The updated Cat C15 engine, which is based on the well-proven EPA04 Cat ACERT™ C15 engine platform, launched at the Melbourne Truck Show, March 2012. It will deliver up to 550 HP and 1850 Lb-ft of torque. The engine has the service and support of the Cat dealer network.
“We’re pleased to confirm that the proven Cat C15 engine is available in the Cat CT630 in the ADR 80/03 format,” said Bill Fulton, managing director for Cat trucks in Australia & New Zealand. “There are minimal changes from its predecessor engine, which met the ADR 80/02 standards.”
Emissions Solution Required No Hardware Changes
No significant hardware changes have been made to the engine to secure ADR 80/03 certification, except for the addition of a crankcase breather and a passive diesel particulate filter (DPF) system. In addition, the engine software has been recalibrated to reduce emissions. The package also includes a Cat DPF monitoring system that continuously monitors backpressure and exhaust temperatures.
The emissions solution does not require the use of EGR or SCR technology, a significant advantage for Cat trucks. A 95 percent-plus PM (particulate matter) reduction is achieved using well-proven dual DPFs with passive regeneration technology. In-country testing has demonstrated that passive regeneration is extremely effective at all loads and speeds, negating the need for a complex active regeneration system.

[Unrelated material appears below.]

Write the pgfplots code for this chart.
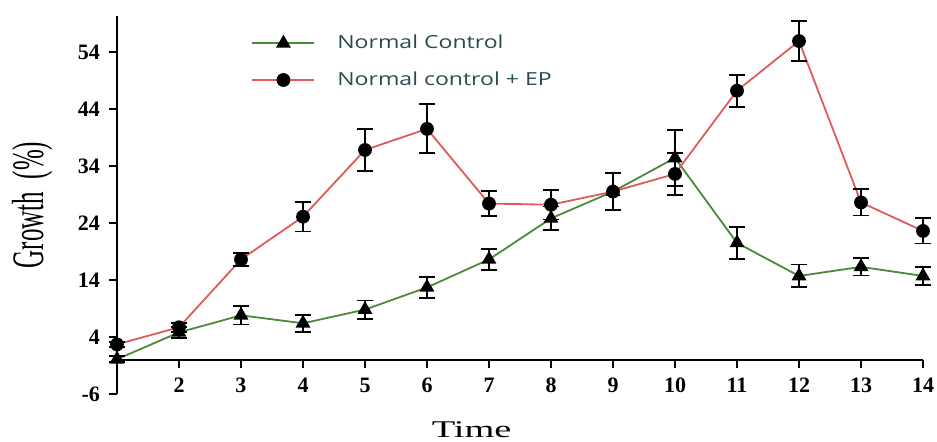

Extensive Testing Programme Confirms No Impact on Performance
The engine and emissions control system are being subjected to extensive dynamometer testing and thorough in-market on-roadtesting in a Cat CT630 prime mover. The on-road programme tested the C15 under typical working conditions on a range of routes in various environments throughout Australia. The combination weight of the CT630 test truck has been varied up to 68,000kg including B-double operations.
The testing confirmed that the exhaust system had no impact on engine performance, even under worst-case conditions for producing soot. These conditions included driving bobtail and empty-trailer running, in both heavy peak-hour traffic jams and stop-start conditions.
Test results also confirmed that no active regeneration is required for the system, as the dual DPFs clean themselves at about 240 degrees Celsius, far lower than the engine’s peak operating temperature of 600 degrees.
In addition, the C15 demonstrated excellent fuel economy, regularly achieving 40 litres per 100 km (2.5km/l) while pulling 42 tonne. Under these operating conditions, fuel consumption has been measured to be within 1% of the Cat C15.